------ Listing

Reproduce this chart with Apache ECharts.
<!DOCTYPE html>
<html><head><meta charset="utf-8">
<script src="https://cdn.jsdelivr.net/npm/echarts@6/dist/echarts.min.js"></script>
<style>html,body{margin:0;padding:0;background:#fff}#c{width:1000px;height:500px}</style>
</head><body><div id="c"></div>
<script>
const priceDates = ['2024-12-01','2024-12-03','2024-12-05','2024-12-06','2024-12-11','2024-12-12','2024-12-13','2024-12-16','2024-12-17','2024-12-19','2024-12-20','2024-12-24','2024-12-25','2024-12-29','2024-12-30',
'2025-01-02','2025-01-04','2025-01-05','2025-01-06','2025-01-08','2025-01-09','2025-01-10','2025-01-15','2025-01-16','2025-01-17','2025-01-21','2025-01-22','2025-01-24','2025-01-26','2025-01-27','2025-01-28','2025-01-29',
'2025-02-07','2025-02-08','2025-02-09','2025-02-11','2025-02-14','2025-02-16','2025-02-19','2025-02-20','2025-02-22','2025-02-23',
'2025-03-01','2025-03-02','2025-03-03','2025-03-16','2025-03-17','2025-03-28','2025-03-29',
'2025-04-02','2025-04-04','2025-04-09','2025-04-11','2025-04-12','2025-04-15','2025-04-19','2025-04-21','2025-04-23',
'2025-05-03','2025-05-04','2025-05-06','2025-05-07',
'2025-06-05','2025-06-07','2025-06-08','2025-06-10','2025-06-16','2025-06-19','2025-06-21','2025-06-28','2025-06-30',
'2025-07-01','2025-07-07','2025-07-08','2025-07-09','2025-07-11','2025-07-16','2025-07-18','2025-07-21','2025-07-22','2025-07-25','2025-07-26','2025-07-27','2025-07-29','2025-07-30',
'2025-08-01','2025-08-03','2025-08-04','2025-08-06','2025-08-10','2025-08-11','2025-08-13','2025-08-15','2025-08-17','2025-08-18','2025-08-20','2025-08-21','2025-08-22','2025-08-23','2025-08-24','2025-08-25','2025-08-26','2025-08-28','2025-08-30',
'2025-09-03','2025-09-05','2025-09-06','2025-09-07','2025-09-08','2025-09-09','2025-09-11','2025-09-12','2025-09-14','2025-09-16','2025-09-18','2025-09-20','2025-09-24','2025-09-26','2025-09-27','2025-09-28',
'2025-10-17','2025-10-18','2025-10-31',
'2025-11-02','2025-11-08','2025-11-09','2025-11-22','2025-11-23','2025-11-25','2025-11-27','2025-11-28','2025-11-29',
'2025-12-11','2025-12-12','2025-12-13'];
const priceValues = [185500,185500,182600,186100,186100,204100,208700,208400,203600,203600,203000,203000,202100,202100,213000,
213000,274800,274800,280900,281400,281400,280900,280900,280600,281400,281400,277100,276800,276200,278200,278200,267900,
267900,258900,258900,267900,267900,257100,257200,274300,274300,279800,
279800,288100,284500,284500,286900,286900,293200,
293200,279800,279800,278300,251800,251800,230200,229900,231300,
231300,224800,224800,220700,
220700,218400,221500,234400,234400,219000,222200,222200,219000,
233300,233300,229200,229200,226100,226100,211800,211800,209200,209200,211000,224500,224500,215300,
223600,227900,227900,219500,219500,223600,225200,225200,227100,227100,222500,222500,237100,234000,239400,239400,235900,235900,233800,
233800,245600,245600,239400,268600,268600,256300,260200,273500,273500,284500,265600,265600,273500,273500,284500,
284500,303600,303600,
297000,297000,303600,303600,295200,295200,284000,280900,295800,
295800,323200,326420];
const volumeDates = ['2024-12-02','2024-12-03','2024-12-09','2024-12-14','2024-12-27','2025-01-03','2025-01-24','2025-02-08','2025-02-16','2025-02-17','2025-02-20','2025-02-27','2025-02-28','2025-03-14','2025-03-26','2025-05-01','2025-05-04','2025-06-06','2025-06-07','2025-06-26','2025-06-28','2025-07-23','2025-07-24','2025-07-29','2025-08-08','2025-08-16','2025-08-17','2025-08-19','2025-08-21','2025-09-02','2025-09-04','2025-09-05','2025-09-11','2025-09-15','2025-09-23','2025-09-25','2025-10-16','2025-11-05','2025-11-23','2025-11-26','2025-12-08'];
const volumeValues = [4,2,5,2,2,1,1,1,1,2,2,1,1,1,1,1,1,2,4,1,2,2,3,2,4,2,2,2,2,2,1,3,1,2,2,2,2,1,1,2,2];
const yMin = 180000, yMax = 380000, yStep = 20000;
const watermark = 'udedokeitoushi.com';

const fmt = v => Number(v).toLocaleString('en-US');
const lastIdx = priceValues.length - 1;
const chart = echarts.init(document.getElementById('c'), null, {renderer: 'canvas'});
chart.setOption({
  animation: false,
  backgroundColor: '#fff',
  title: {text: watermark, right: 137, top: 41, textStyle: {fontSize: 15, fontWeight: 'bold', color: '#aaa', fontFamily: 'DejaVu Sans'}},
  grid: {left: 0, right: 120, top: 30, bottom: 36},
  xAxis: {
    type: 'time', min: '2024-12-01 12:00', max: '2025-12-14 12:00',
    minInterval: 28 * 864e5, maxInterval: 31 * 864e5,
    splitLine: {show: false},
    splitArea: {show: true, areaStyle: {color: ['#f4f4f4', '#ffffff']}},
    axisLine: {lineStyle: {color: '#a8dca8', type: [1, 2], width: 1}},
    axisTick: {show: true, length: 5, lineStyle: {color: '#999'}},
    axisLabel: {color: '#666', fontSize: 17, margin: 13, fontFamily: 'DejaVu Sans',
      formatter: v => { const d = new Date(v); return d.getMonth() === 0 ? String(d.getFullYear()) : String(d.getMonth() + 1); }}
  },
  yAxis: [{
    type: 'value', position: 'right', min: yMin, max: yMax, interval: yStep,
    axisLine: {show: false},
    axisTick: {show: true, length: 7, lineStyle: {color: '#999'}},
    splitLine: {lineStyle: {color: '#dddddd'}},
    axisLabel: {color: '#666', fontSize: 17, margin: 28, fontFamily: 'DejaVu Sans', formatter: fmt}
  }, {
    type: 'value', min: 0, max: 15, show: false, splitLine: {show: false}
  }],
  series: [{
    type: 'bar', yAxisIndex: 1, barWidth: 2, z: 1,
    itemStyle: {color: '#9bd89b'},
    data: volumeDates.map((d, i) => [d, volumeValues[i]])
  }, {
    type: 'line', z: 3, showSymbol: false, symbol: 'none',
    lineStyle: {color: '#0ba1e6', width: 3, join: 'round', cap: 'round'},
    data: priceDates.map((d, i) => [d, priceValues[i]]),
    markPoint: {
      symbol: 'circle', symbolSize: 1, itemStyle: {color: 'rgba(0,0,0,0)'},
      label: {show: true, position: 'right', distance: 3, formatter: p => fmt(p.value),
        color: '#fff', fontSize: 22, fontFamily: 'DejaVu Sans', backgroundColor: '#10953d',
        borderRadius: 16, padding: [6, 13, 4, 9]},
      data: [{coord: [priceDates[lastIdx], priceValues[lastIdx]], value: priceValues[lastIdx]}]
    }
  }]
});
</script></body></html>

------------
------ Listing

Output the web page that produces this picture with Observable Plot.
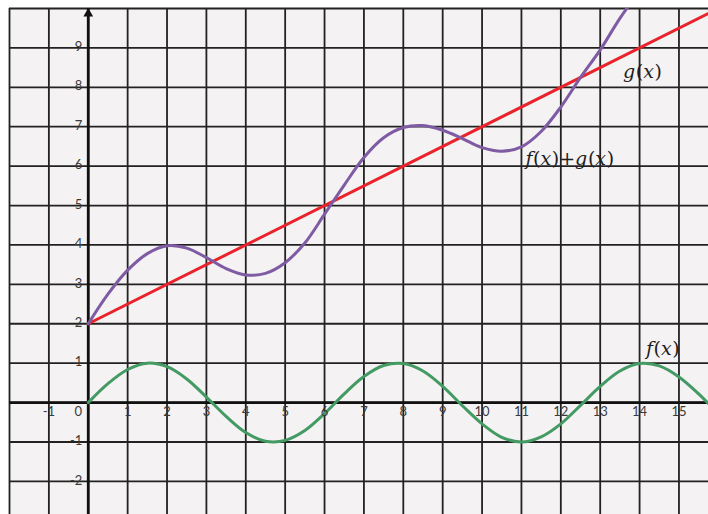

------------
------ Listing

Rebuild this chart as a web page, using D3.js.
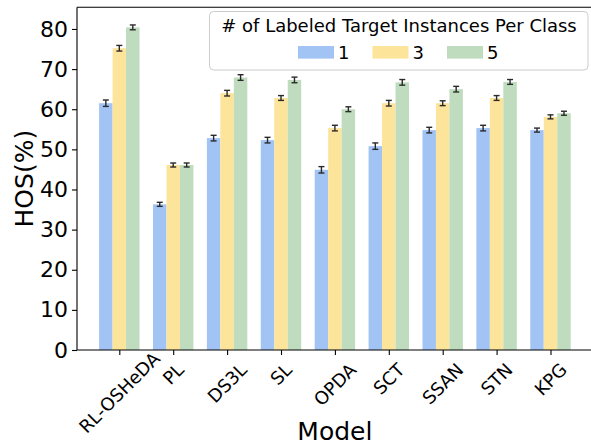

------------

**The problem**
Scan the records for the string "page". Copy each line in which it appears.

**Task response**
Output the web page that produces this picture with Observable Plot.
Rebuild this chart as a web page, using D3.js.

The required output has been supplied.